Professor, Department of Biology
Ph.D. University of California, San Diego
Research Interests: Neuronal basis of behavior
Overview: We study how the nervous system controls behavior by analyzing the neural networks for decision making, focusing on spatial exploration behaviors, and food choice involving trade-offs that mimic human economic decisions. We investigate how these networks function using a combination of experimental and theoretical approaches. We track the movements of worms at high spatiotemporal resolution in complex naturalistic environments to determine the underlying behavioral strategies. Neuronal function is assessed by investigating changes in behavior caused by genetic mutations, neuronal ablations, and optogenetic manipulations. We also make optical recordings in freely moving animals to correlate neuronal activity patterns and behavior; these experiments are facilitated by microfluidic devices to control the worm's local sensory environment. Patch-clamp electrophysiological recordings are made from normal and mutant animals to determine how the electrical properties of neurons influence network function. Experimental data are synthesized in predictive theoretical models. Predictions are tested experimentally and the results are used to improve our theoretical understanding of the function of biological networks. These results provide new insights into the cellular and molecular mechanisms of information processing underlying animal behavior.
Anthelmintic drug actions in resistant and susceptible C. elegans revealed by electrophysiological recordings in a multichannel microfluidic device.

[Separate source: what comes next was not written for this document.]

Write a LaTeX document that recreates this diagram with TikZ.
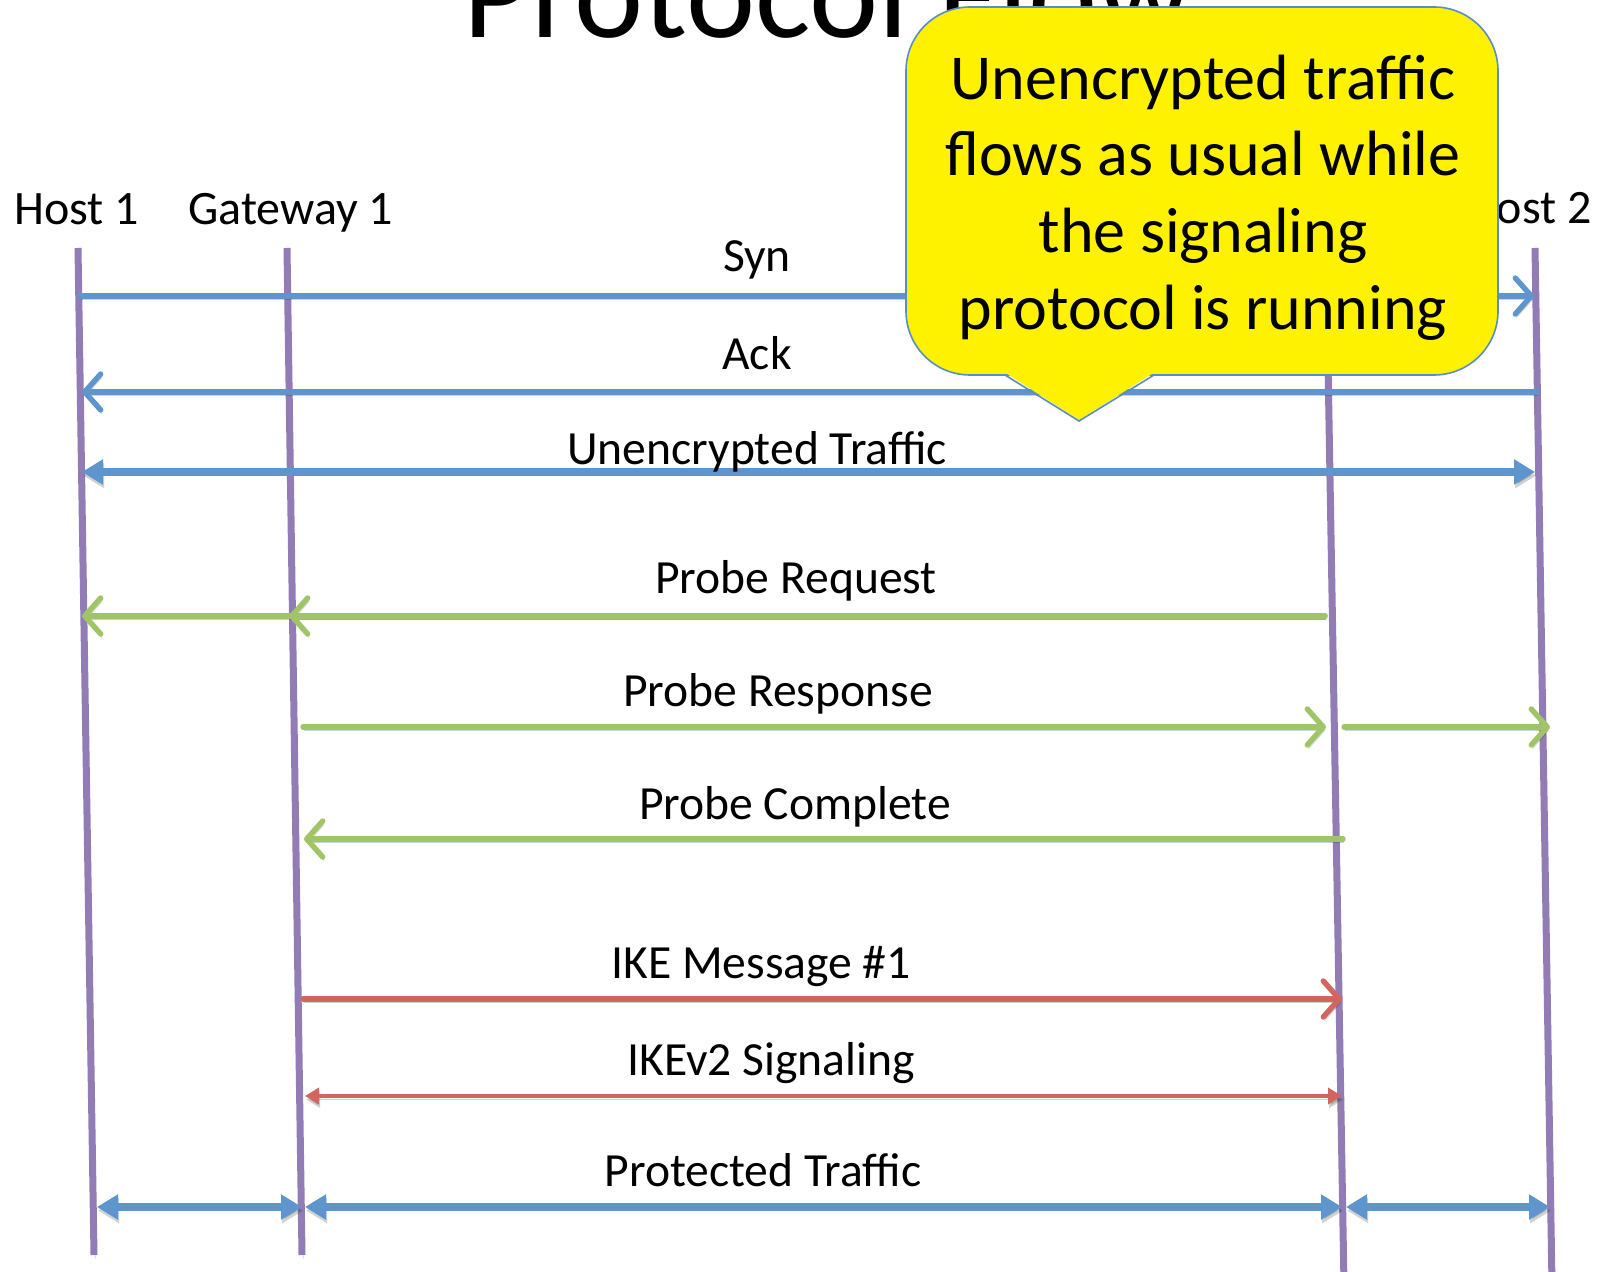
\documentclass[tikz,border=0pt]{standalone}
\usepackage{fontspec}
\setmainfont{Carlito}
\usetikzlibrary{arrows.meta,calc}

\definecolor{lifeC}{RGB}{146,124,182}
\definecolor{blueC}{RGB}{94,149,204}
\definecolor{greenC}{RGB}{160,196,104}
\definecolor{redC}{RGB}{208,102,96}
\definecolor{noteEdge}{RGB}{90,140,200}

\begin{document}
\begin{tikzpicture}[x=0.5pt,y=-0.5pt,
  shade/.style={preaction={draw=black,opacity=0.18,transform canvas={xshift=0.6pt,yshift=-1.8pt}}},
  lifeline/.style={draw=lifeC,line width=3.5pt,shade},
  msg/.style={line width=2.7pt,line cap=round,shade,
    -{Straight Barb[length=8pt,width=18pt,round]}},
  bothway/.style={line width=4pt,shade,
    {Triangle[length=10.5pt,width=12pt]}-{Triangle[length=10.5pt,width=12pt]}},
  smallboth/.style={line width=2.3pt,shade,
    {Triangle[length=7pt,width=8pt]}-{Triangle[length=7pt,width=8pt]}},
  actor/.style={font=\fontsize{24pt}{28pt}\selectfont,inner sep=0pt},
  msglabel/.style={font=\fontsize{23.8pt}{28pt}\selectfont,inner sep=0pt,anchor=base},
  notetext/.style={font=\fontsize{32pt}{38pt}\selectfont,inner sep=0pt,anchor=base}]

\useasboundingbox (0,0) rectangle (1601,1272);
\clip (0,0) rectangle (1601,1272);
\fill[white] (0,0) rectangle (1601,1272);

% heading
\node[font=\fontsize{65.5pt}{70pt}\selectfont,inner sep=0pt,anchor=base west]
  (title) at (463,38) {Protocol Flow};

% participants
\node[actor,anchor=base west] (host1) at (14,225) {Host 1};
\node[actor,anchor=base west] (gw1) at (188,225) {Gateway 1};
\node[actor,anchor=base east] (host2) at (1592,224) {Host 2};

% lifelines
\coordinate (H1t) at (78,248);   \coordinate (H1b) at (94,1255);
\coordinate (G1t) at (287,248);  \coordinate (G1b) at (302,1255);
\coordinate (G2t) at (1326,248); \coordinate (G2b) at (1344,1285);
\coordinate (H2t) at (1535,248); \coordinate (H2b) at (1552,1285);
\draw[lifeline] (H1t) -- (H1b);
\draw[lifeline] (G1t) -- (G1b);
\draw[lifeline] (G2t) -- (G2b);
\draw[lifeline] (H2t) -- (H2b);

% message end points
\coordinate (synA) at (80,296);   \coordinate (synB) at (1534,296);
\coordinate (ackA) at (1537,392); \coordinate (ackB) at (82,392);
\coordinate (unA) at (82,472);    \coordinate (unB) at (1535,472);
\coordinate (preqA) at (1325,616); \coordinate (preqG) at (289,616); \coordinate (preqB) at (82,616);
\coordinate (presA) at (303,727); \coordinate (presB) at (1326,727);
\coordinate (presC) at (1344,727); \coordinate (presD) at (1550,727);
\coordinate (pcA) at (1343,839);  \coordinate (pcB) at (304,839);
\coordinate (ikeA) at (303,999);  \coordinate (ikeB) at (1342,999);
\coordinate (sigA) at (305,1096); \coordinate (sigB) at (1342,1096);
\coordinate (ptA) at (97,1207);   \coordinate (ptB) at (302,1207);
\coordinate (ptC) at (305,1207);  \coordinate (ptD) at (1342,1207);
\coordinate (ptE) at (1346,1207); \coordinate (ptF) at (1550,1207);

% unencrypted exchange
\draw[msg,blueC] (synA) -- (synB);
\draw[msg,blueC] (ackA) -- (ackB);
\draw[bothway,blueC] (unA) -- (unB);

% probing
\draw[msg,greenC] (preqA) -- (preqB);
\draw[msg,greenC] (preqA) -- (preqG);
\draw[msg,greenC] (presA) -- (presB);
\draw[msg,greenC] (presC) -- (presD);
\draw[msg,greenC] (pcA) -- (pcB);

% key exchange
\draw[msg,redC] (ikeA) -- (ikeB);
\draw[smallboth,redC] (sigA) -- (sigB);

% protected data
\draw[bothway,blueC] (ptA) -- (ptB);
\draw[bothway,blueC] (ptC) -- (ptD);
\draw[bothway,blueC] (ptE) -- (ptF);

% message labels
\node[msglabel] (synL) at (757,272) {Syn};
\node[msglabel] (ackL) at (757,370) {Ack};
\node[msglabel] (unL) at (757,465) {Unencrypted Traffic};
\node[msglabel] (preqL) at (796,594) {Probe Request};
\node[msglabel] (presL) at (778,706) {Probe Response};
\node[msglabel] (pcL) at (795,819) {Probe Complete};
\node[msglabel] (ikeL) at (761,978) {IKE Message \#1};
\node[msglabel] (sigL) at (771,1075) {IKEv2 Signaling};
\node[msglabel] (ptL) at (763,1186) {Protected Traffic};

% speech bubble
\node[draw=noteEdge,line width=0.8pt,fill=yellow,rounded corners=32pt,
  minimum width=296pt,minimum height=184pt,inner sep=0pt] (note) at (1202,191) {};
\fill[yellow] (1004,372) -- (1079,420) -- (1155,372) -- cycle;
\draw[noteEdge,line width=0.8pt,line join=miter] (1005,375) -- (1079,421) -- (1154,375);
\coordinate (tip) at (1079,421);
\node[notetext] (n1) at (1203,100) {Unencrypted traffic};
\node[notetext] (n2) at (1203,176) {flows as usual while};
\node[notetext] (n3) at (1203,253) {the signaling};
\node[notetext] (n4) at (1203,330) {protocol is running};
\end{tikzpicture}
\end{document}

Int J Parasitol Drugs Drug Resist. 2018 Dec;8(3):607-628
Authors: Weeks JC, Robinson KJ, Lockery SR, Roberts WM
Many anthelmintic drugs used to treat parasitic nematode infections target proteins that regulate electrical activity of neurons and muscles: ion channels (ICs) and neurotransmitter receptors (NTRs). Perturbation of IC/NTR function disrupts worm behavior and can lead to paralysis, starvation, immune attack and expulsion. Limitations of current anthelmintics include a limited spectrum of activity across species and the threat of drug resistance, highlighting the need for new drugs for human and veterinary medicine. Although ICs/NTRs are valuable anthelmintic targets, electrophysiological recordings are not commonly included in drug development pipelines. We designed a medium-throughput platform for recording electropharyngeograms (EPGs)-the electrical signals emitted by muscles and neurons of the pharynx during pharyngeal pumping (feeding)-in Caenorhabditis elegans and parasitic nematodes. The current study in C. elegans expands previous work in several ways. Detecting anthelmintic bioactivity in drugs, compounds or natural products requires robust, sustained pharyngeal pumping under baseline conditions. We generated concentration-response curves for stimulating pumping by perfusing 8-channel microfluidic devices (chips) with the neuromodulator serotonin, or with E. coli bacteria (C. elegans' food in the laboratory). Worm orientation in the chip (head-first vs. tail-first) affected the response to E. coli but not to serotonin. Using a panel of anthelmintics-ivermectin, levamisole and piperazine-targeting different ICs/NTRs, we determined the effects of concentration and treatment duration on EPG activity, and successfully distinguished control (N2) and drug-resistant worms (avr-14; avr-15; glc-1, unc-38 and unc-49). EPG recordings detected anthelmintic activity of drugs that target ICs/NTRs located in the pharynx as well as at extra-pharyngeal sites. A bus-8 mutant with enhanced permeability was more sensitive than controls to drug treatment. These results provide a useful framework for investigators who would like to more easily incorporate electrophysiology as a routine component of their anthelmintic research workflow.